É uma garantia de você receber pelo seu trabalho, pelo seu serviço e pelos seus produtos. Trata-se de uma moeda estável, que não deixa os países nem os empresários à mercê de outras moedas menos estáveis. Ninguém precisa lidar com a instabilidade política dos países. Xi Jinping sabe que, para atingir os EUA, uma das coisas que precisam ser feitas é a “desdolarização”. Isso está ocorrendo com os países mais alinhados à China — e o Brasil está entre eles.
Os empresários brasileiros serão obrigados a aceitar a moeda chinesa nas transações comerciais?
Em um primeiro momento, não serão impactados com os acordos comerciais entre o Brasil e a China. Eles não serão obrigados a aceitar pagamentos em moeda chinesa, e o dólar continua sendo aceito. Ocorre que o dólar não é mais a única moeda, não é a prioridade. O empresário brasileiro terá a opção para escolher em qual moeda quer receber, se iuane ou dólar, mas a tendência é que o governo chinês dê preferência, obviamente, para a moeda deles.

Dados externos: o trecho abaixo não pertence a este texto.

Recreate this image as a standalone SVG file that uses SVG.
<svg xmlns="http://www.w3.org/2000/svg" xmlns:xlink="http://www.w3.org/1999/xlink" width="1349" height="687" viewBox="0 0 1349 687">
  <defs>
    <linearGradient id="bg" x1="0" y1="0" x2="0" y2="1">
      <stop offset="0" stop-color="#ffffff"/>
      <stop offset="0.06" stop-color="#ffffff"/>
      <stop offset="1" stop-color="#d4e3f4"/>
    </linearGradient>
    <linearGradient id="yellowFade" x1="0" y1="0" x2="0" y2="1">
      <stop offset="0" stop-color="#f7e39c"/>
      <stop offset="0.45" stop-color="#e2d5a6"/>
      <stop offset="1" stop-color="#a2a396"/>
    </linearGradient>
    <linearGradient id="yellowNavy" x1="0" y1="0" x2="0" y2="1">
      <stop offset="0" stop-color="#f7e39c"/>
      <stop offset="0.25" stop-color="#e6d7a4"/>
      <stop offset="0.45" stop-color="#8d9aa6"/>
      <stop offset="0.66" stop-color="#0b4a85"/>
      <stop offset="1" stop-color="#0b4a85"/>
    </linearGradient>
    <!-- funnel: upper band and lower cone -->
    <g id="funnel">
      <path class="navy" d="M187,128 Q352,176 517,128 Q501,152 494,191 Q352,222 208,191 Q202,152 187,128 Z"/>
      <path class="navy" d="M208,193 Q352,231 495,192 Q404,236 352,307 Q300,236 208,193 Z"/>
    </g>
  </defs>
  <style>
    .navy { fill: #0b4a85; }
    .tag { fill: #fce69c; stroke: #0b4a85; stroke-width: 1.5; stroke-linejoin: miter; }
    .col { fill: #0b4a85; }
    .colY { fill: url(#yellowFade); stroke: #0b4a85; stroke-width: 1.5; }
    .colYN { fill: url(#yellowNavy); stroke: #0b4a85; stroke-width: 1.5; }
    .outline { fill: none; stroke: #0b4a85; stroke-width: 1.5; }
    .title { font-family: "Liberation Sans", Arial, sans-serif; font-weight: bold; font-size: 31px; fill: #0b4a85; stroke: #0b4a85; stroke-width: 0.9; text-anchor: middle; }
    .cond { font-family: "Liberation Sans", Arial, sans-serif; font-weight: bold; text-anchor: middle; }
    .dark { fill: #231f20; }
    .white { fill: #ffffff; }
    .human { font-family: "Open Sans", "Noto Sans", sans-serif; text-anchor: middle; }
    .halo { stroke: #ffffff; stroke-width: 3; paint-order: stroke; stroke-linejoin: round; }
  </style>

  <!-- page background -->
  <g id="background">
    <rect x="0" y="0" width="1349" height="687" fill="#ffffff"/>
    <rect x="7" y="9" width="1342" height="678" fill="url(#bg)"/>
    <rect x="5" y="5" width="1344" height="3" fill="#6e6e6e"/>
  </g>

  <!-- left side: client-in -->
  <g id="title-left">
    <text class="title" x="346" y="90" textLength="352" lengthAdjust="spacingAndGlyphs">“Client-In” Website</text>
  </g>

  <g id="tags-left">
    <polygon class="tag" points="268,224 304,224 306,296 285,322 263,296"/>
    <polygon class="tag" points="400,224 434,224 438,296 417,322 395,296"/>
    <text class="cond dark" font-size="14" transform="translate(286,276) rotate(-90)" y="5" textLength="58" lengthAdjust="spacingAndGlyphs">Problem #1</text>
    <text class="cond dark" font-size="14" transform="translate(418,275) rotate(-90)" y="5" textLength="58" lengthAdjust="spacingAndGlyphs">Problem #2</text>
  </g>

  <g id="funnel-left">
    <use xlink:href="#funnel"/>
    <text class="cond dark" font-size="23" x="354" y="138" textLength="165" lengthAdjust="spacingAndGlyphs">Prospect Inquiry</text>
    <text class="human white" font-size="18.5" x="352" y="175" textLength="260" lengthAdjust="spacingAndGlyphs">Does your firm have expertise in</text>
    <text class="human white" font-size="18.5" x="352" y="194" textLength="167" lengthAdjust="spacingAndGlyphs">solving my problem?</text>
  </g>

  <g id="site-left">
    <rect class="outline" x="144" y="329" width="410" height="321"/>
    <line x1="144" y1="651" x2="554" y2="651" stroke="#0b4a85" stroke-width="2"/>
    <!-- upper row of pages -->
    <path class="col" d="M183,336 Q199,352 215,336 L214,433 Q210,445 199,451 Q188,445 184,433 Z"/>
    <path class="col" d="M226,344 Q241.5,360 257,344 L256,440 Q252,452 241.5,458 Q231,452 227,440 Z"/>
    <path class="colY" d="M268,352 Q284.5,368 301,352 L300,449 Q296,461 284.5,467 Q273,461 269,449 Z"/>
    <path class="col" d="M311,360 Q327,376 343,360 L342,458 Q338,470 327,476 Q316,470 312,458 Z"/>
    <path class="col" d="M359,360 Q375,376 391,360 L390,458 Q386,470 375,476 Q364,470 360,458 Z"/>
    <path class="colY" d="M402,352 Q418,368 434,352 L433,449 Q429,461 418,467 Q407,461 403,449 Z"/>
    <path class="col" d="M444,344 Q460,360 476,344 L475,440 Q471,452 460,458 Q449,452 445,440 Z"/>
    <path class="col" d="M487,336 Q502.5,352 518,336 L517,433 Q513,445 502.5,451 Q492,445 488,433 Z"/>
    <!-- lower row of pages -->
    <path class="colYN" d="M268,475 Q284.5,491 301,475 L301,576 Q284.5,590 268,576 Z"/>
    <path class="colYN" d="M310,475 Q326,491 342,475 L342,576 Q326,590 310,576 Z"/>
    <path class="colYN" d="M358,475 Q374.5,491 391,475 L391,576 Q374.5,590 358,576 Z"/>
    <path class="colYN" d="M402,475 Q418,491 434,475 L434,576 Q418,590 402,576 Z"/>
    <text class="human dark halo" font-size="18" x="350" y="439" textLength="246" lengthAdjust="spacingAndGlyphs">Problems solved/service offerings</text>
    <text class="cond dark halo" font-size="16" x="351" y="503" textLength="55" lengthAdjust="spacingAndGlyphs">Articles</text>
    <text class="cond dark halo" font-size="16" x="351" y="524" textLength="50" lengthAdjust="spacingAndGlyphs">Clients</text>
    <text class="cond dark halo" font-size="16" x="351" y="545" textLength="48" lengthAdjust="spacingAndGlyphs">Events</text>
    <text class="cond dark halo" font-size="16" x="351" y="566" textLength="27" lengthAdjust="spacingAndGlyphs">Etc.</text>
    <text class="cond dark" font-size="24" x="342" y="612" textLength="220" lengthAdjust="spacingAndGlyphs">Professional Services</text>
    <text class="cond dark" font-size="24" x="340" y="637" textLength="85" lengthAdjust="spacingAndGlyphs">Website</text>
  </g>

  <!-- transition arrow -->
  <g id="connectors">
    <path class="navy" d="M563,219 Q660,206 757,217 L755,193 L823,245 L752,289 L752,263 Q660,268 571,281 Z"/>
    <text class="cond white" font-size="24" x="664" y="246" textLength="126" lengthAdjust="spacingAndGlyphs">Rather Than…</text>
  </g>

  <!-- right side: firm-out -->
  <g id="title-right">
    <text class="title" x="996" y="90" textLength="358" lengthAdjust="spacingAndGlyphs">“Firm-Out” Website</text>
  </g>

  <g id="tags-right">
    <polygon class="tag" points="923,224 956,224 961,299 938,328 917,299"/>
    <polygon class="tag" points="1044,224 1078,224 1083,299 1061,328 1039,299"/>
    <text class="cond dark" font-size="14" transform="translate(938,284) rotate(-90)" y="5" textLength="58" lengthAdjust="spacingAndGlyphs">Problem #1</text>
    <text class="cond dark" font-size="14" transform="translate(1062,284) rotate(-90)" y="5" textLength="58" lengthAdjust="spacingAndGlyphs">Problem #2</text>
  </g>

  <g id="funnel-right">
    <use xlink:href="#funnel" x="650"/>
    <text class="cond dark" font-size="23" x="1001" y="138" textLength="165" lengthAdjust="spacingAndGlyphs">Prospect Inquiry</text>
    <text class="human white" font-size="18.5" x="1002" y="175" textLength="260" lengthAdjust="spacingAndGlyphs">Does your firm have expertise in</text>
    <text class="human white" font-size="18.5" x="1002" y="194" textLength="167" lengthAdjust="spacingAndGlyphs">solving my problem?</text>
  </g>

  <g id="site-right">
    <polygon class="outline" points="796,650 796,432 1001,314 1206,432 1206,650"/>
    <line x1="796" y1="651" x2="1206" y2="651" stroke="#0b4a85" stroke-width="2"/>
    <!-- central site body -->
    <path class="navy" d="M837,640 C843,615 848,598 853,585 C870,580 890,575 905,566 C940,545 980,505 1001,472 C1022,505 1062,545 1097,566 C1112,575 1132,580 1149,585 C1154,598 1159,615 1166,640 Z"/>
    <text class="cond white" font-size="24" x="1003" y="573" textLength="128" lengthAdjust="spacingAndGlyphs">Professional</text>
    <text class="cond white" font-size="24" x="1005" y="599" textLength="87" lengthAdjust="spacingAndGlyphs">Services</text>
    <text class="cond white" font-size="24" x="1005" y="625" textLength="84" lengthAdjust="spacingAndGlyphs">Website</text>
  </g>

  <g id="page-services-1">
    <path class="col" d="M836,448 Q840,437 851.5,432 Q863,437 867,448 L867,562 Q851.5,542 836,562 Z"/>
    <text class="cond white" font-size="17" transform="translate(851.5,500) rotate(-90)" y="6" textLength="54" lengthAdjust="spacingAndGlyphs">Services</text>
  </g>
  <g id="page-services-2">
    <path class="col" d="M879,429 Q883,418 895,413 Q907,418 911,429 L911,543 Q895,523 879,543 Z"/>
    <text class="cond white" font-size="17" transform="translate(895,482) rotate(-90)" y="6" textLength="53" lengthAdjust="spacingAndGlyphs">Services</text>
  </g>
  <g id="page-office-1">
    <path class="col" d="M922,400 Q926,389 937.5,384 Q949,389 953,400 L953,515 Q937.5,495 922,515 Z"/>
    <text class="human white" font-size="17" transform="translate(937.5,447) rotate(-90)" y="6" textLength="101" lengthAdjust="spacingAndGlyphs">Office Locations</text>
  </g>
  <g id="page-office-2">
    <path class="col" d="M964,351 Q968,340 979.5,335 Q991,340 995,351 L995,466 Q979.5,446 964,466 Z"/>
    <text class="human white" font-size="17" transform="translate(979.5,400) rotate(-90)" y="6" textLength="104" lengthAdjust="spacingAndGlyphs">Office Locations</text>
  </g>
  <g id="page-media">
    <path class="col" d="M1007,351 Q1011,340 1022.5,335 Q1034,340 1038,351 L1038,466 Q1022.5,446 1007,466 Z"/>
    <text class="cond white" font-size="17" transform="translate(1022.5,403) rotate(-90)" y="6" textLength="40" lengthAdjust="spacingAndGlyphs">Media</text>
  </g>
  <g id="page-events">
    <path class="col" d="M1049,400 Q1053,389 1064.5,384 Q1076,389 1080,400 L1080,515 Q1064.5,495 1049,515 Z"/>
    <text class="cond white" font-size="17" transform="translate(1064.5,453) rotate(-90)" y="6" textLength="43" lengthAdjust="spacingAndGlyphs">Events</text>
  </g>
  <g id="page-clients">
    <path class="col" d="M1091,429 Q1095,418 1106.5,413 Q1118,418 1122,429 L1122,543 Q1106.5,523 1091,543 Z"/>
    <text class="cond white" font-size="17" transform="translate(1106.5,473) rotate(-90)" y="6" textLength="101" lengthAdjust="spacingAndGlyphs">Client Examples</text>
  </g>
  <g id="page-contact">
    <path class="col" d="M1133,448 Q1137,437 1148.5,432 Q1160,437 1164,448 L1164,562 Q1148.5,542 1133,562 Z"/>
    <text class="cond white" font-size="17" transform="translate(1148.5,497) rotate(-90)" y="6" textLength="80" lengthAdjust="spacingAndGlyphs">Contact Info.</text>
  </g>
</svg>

Qual é o impacto imediato dessa medida?
Além do enfraquecimento do dólar e do câmbio, os EUA usam muito sua moeda para aplicar sanções internacionais a países que fogem das regras estabelecidas por Washington. Se os países começarem a diminuir suas reservas de dólar e conseguirem aumentá-las com outras moedas, os EUA perdem essa ferramenta importantíssima. É uma consequência imediata no curto prazo. Outro plano de Xi Jinping é, justamente, ficar cada vez mais independente dos EUA. O país norte-americano é a região que mais importa da China, e a tendência é que a China fique cada vez menos dependente da economia dos EUA. Os chineses querem que os EUA se tornem dependentes de Pequim, mesmo que seja no longo prazo.
Como os EUA avaliam os acordos comerciais entre o Brasil e a China?
A tendência é que as relações entre o Brasil e os EUA esfriem. Os EUA ainda podem tentar, via agenda ambiental ou via Amazônia, convencer o Brasil a não sair da sua esfera. Mas os fatos sugerem que o Brasil está se afastando de Washington. Não acredito que isso tenha um impacto comercial, pelo menos neste momento. Quem mora nos EUA e compra do Brasil, por exemplo, segue comprando e vice-versa. Mas, diplomaticamente, temos um afastamento. Ainda há a questão geopolítica, em que os EUA sempre tentam exercer influência em todo o mundo. E a China já assumiu essa posição na América.